CMS has since put out a request for a proposal for a national consultant to help the district develop a plan. The consultant would consider, among other things, the board’s approved goals and the results of the countywide survey. CMS plans to make a hire sometime this month.

Some parents say the board is getting this all wrong, and that focusing on student assignments is a distraction from the district’s real problems. “What’s really disheartening about all this is that people are making it about ‘us versus them’ and about race and desegregation, but it’s not,” says Gibbons. She thinks there should be greater focus on improving individual schools, through strategies like increasing parent involvement and expanding after school programming. Gibbons says she does not see changing student demographics as a way to improve schools.

At the start of the 2012-2013 school year, CMS, along with local philanthropic and business communities in Charlotte launched Project LIFT—a five-year public-private partnership to boost academic achievement. The program selected nine low-performing Charlotte schools and infused them with an additional $55 million in private investment. Three years into the experiment, however, researchers have found only modest and mixed evidence of academic improvement.

“I think Project LIFT is a school reform effort to make segregation work, and it hasn’t,” says Sawyer, of OneMeck.

Gibbons disagrees. “I think it’s a great turnaround program, I think it’s obviously beneficial,” she says. “It was the first time they did it so it may need tweaks, I don’t know enough about the actual numbers, but I think those types of turnaround programs are what is going to really benefit the under-performing schools.”

Some of the SFER students that Kayla Romero works with attend Project LIFT schools. “When people say ‘oh we just need more money,’ it’s been helpful to use Project LIFT as an example,” she says. Though spending more money has undoubtedly helped in some ways—such as providing students with better technology, and enabling administrators to employ more strategic staffing—Romero says students recognize that it hasn’t been enough.

The disagreements taking place in Charlotte mirror those playing out in districts all over the country. How much does money matter? Can segregated schools be equal? How should we factor in school choice? How should we define diversity?

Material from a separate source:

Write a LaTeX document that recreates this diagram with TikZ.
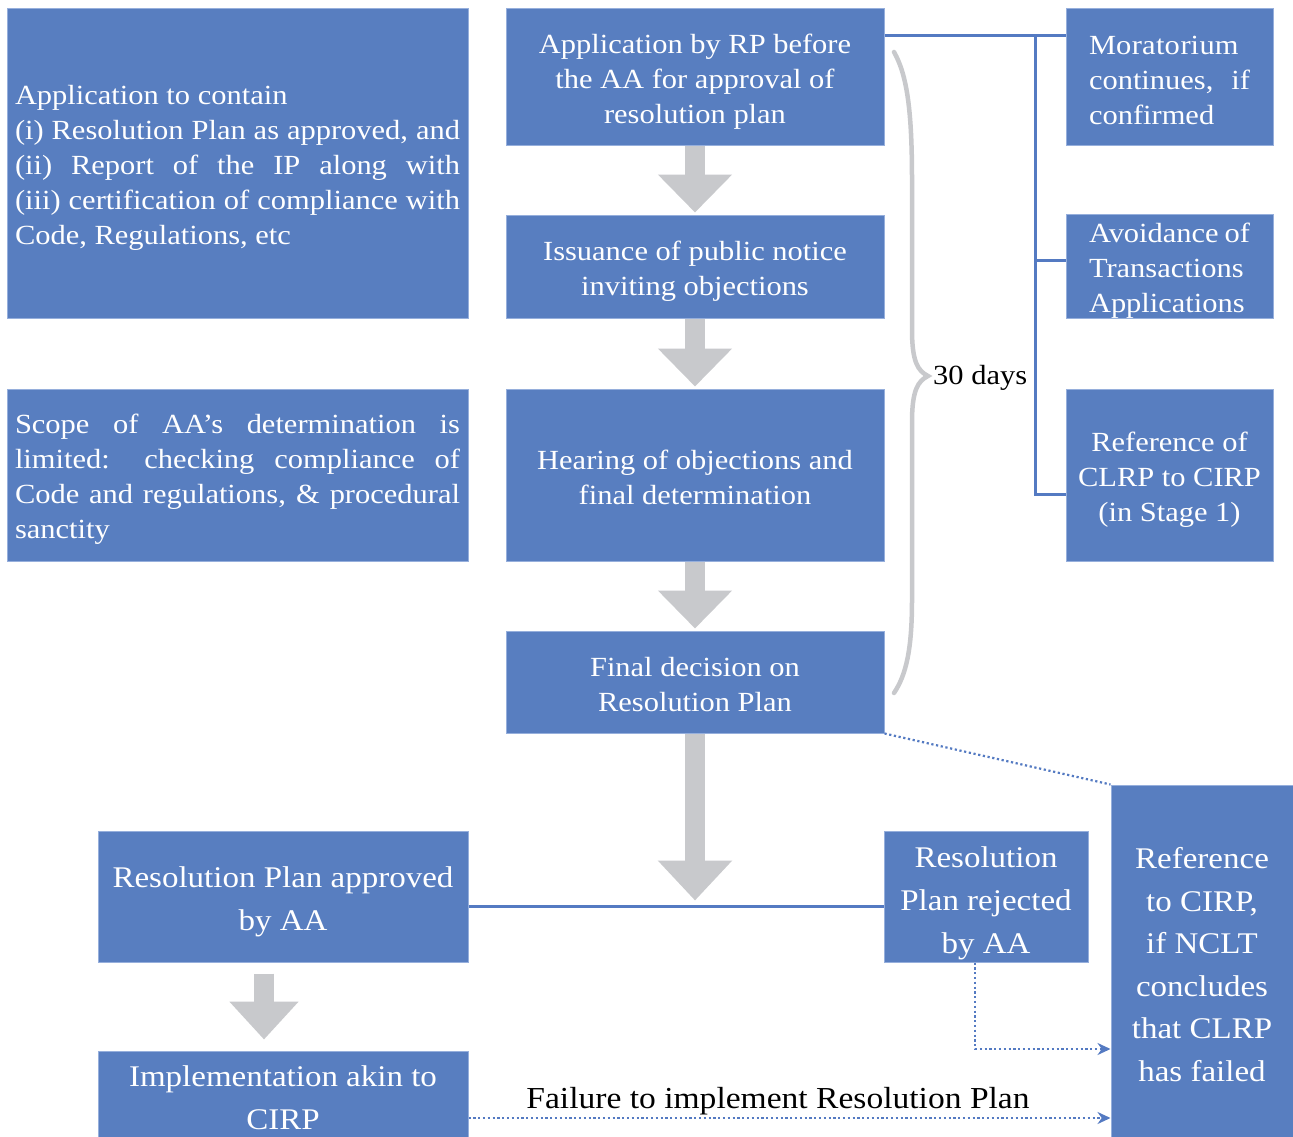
\documentclass[tikz,border=0pt]{standalone}
\usepackage{fontspec}
\setmainfont{Liberation Serif}[FakeStretch=1.1]
\usetikzlibrary{arrows.meta,calc}
\definecolor{boxblue}{RGB}{88,126,192}
\definecolor{boxrim}{RGB}{150,175,220}
\definecolor{linkblue}{RGB}{84,122,194}
\definecolor{blockgray}{RGB}{200,201,204}
% invisible strut that makes the first line taller, lowering the text block
\newcommand\topstrut[1]{\rule{0pt}{#1}}
\tikzset{
  box/.style={fill=boxblue, draw=boxrim, line width=1pt, inner sep=0pt, text=white, align=center},
  smalltext/.style={font=\fontsize{27.7}{35}\selectfont},
  largetext/.style={font=\fontsize{30}{42.6}\selectfont},
  link/.style={draw=linkblue, line width=3pt},
  dotlink/.style={draw=linkblue, line width=2.2pt, dash pattern=on 2.2pt off 2.6pt},
  dottip/.style={-{Stealth[length=13pt,width=12pt]}},
  blockarrow/.style={draw=blockgray, line width=20pt, -{Triangle[length=38pt,width=72pt]}},
}
\begin{document}
\begin{tikzpicture}[x=1pt,y=-1pt]
\clip (0,0) rectangle (1293,1137);
\fill[white] (0,0) rectangle (1293,1137);

% left column notes
\node[box, smalltext, minimum width=461pt, minimum height=309pt, text width=445pt, align=justify] (l1) at (237.5,163.5)
  {\topstrut{27.4pt}Application to contain\\ (i) Resolution Plan as approved, and\linebreak (ii) Report of the IP along with\linebreak (iii) certification of compliance with\linebreak Code, Regulations, etc};
\node[box, smalltext, minimum width=461pt, minimum height=172pt, text width=445pt, align=justify] (l2) at (237.5,475)
  {\topstrut{27.4pt}Scope of AA’s determination is\linebreak limited: checking compliance of\linebreak Code and regulations, \& procedural\linebreak sanctity};

% main column
\node[box, smalltext, minimum width=378pt, minimum height=137pt] (c1) at (695,77.5)
  {\topstrut{27.4pt}Application by RP before\\the AA for approval of\\resolution plan};
\node[box, smalltext, minimum width=378pt, minimum height=103pt] (c2) at (695,266.5)
  {\topstrut{29.4pt}Issuance of public notice\\inviting objections};
\node[box, smalltext, minimum width=378pt, minimum height=172pt] (c3) at (695,475)
  {\topstrut{24.4pt}Hearing of objections and\\final determination};
\node[box, smalltext, minimum width=378pt, minimum height=102pt] (c4) at (695,682)
  {\topstrut{23.4pt}Final decision on\\Resolution Plan};

% right column
\node[box, smalltext, minimum width=207pt, minimum height=137pt, text width=161pt, align=justify] (r1) at (1169.5,77.5)
  {\topstrut{25pt}Mo\kern0.6pt ra\kern0.6pt to\kern0.6pt ri\kern0.6pt um\linebreak continues,\ \ if\linebreak confirmed};
\node[box, smalltext, minimum width=207pt, minimum height=103pt, text width=161pt, align=justify] (r2) at (1169.5,266.5)
  {\topstrut{27.4pt}Avoidance of\linebreak Transactions\linebreak Applications};
\node[box, smalltext, minimum width=207pt, minimum height=172pt] (r3) at (1169.5,475)
  {\topstrut{29.4pt}Reference of\\CLRP to CIRP\\(in Stage 1)};

% outcomes
\node[box, largetext, minimum width=370pt, minimum height=131pt] (ap) at (283,896.5)
  {\topstrut{31pt}Resolution Plan approved\\by AA};
\node[box, largetext, minimum width=370pt, minimum height=94pt] (im) at (283,1098)
  {Implementation akin to\\CIRP};
\node[box, largetext, minimum width=204pt, minimum height=131pt] (rj) at (986,896.5)
  {\topstrut{34.5pt}Resolution\\Plan rejected\\by AA};
\node[box, largetext, minimum width=182pt, minimum height=359pt] (ref) at (1202,964.5)
  {Reference\\to CIRP,\\if NCLT\\concludes\\that CLRP\\has failed};

% flow arrows
\draw[blockarrow, shorten >=2pt] (c1.south) -- (c2.north);
\draw[blockarrow, shorten >=2pt] (c2.south) -- (c3.north);
\draw[blockarrow, shorten >=2pt] (c3.south) -- (c4.north);
\draw[blockarrow, -{Triangle[length=40pt,width=72pt]}] (c4.south) -- ++(0,167);
\draw[blockarrow, -{Triangle[length=38pt,width=67pt]}, shorten <=11pt, shorten >=11pt]
  ([xshift=-19pt]ap.south) -- ([xshift=-19pt]im.north);

% consequences of the application
\coordinate (bus) at (1035,36);
\draw[link] (c1.east |- bus) -- (r1.west |- bus);
\draw[link] (bus) |- ([yshift=6.5pt]r2.west);
\draw[link] (bus) |- ([yshift=-19pt]r3.west);
\draw[link] ([yshift=-9.5pt]ap.east) -- ([yshift=-9.5pt]rj.west);

% references back to CIRP
\draw[dotlink] (c4.south east) -- (ref.north west);
\draw[dotlink, dottip] ([xshift=-11pt]rj.south) |- (ref.west |- 0,1049);
\draw[dotlink, dottip] ([yshift=-20pt]im.east) -- (ref.west |- 0,1118);
\node[font=\fontsize{30.5}{36}\selectfont, inner sep=0pt] (fail) at (778,1101) {Failure to implement Resolution Plan};

% thirty-day brace
\draw[blockgray, line width=4.5pt, line cap=round]
  (894,52) .. controls (907,75) and (912,110) .. (912,180) -- (912,330)
  .. controls (912,362) and (918,371) .. (928,376)
  .. controls (918,381) and (912,390) .. (912,422) -- (912,600)
  .. controls (912,650) and (906,675) .. (894,693);
\node[smalltext, anchor=west, inner sep=0pt] (days) at (933,378) {30 days};
\end{tikzpicture}
\end{document}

Proponents of desegregating Charlotte-Mecklenburg schools point to a significant body of research that says diverse schools provide better social and academic education for all children. OneMeck launched the #DiversityWorks campaign, where organizers asked CMS residents to submit videos explaining how they have benefited from attending diverse schools. They also point to research on economic opportunity that came out of Harvard and Berkeley last year, which found Mecklenburg County is the worst big county for escaping poverty after Baltimore; in 2013 the researchers ranked Charlotte as 50th out of 50 big cities for economic mobility.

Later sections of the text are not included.